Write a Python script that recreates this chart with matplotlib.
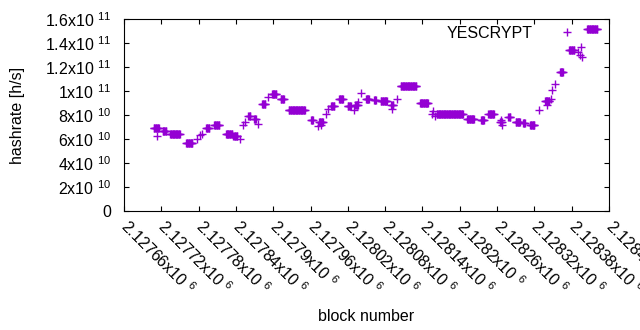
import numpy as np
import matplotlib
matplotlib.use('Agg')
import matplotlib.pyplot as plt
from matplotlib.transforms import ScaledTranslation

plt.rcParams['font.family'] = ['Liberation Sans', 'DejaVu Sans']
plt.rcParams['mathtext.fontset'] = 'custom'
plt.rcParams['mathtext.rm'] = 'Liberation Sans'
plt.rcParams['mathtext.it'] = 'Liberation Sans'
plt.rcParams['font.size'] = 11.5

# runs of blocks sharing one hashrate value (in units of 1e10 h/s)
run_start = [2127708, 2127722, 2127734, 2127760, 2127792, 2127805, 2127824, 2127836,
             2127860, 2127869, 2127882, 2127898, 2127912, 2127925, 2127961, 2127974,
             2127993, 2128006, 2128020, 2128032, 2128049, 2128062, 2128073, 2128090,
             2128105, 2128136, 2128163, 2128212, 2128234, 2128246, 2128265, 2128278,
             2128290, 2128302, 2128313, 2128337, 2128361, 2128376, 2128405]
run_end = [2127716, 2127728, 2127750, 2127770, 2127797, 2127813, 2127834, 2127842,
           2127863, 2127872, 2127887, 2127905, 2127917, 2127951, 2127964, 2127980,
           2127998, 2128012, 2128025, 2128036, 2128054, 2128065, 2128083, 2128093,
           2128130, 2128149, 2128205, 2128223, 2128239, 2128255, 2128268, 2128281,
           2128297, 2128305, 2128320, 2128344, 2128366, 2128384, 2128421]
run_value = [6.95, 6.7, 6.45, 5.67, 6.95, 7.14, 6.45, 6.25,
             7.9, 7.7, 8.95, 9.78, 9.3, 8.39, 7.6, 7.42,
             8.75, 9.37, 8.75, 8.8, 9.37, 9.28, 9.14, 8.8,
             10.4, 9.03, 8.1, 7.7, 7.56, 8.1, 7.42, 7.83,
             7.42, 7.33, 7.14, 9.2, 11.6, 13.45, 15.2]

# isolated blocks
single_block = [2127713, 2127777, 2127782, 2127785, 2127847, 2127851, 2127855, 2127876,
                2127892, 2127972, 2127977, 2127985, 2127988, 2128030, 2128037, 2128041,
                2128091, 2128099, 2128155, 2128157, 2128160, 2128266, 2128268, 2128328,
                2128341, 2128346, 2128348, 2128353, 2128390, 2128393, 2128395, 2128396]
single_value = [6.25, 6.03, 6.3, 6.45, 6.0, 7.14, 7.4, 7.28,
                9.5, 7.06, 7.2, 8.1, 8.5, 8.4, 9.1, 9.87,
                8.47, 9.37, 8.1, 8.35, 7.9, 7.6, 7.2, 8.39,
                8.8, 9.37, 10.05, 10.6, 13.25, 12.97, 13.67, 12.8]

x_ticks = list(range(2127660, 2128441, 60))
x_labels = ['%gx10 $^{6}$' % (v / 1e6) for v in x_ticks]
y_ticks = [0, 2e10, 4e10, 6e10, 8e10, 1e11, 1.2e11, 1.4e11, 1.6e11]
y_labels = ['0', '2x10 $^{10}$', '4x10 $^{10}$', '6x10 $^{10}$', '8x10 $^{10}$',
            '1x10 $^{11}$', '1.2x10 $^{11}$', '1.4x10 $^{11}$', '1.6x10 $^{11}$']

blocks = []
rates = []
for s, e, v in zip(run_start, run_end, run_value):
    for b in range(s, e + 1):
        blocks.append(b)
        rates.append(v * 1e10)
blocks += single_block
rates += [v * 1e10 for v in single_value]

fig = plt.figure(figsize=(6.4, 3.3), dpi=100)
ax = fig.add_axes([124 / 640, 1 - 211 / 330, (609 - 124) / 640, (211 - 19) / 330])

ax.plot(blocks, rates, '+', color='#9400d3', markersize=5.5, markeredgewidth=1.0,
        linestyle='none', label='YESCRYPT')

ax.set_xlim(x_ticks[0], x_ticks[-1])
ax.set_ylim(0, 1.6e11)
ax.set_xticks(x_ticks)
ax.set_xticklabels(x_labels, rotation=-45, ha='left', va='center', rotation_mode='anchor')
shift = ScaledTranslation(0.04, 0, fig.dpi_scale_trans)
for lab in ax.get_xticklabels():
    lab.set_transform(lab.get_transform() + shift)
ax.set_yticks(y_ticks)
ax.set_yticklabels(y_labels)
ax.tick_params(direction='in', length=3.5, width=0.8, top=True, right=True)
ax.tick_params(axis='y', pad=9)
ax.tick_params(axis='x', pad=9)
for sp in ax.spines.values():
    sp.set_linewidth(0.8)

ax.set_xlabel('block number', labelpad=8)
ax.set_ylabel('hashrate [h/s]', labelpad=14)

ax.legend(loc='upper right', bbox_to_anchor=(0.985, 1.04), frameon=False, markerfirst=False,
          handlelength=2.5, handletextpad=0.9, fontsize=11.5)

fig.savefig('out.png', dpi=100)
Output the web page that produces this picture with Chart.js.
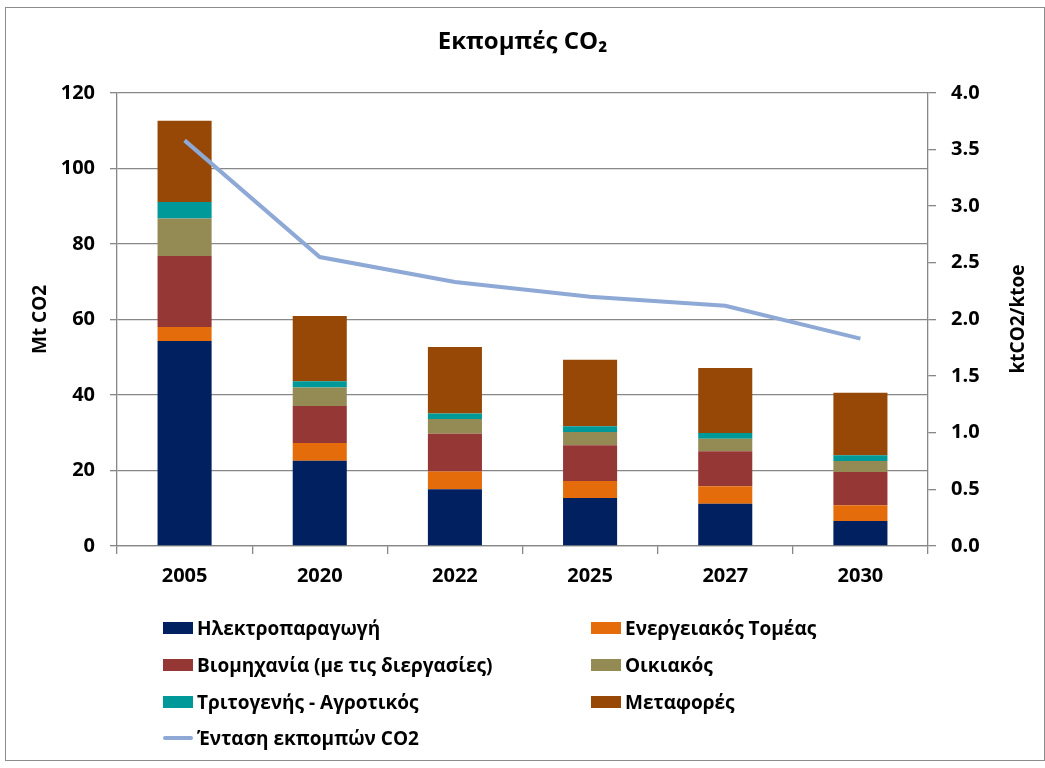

......

Instructions for the task:
Pick out the lines that contain "with" and copy them.

Solution below:
Write a Python script that recreates this chart with matplotlib.
Output the web page that produces this picture with Chart.js.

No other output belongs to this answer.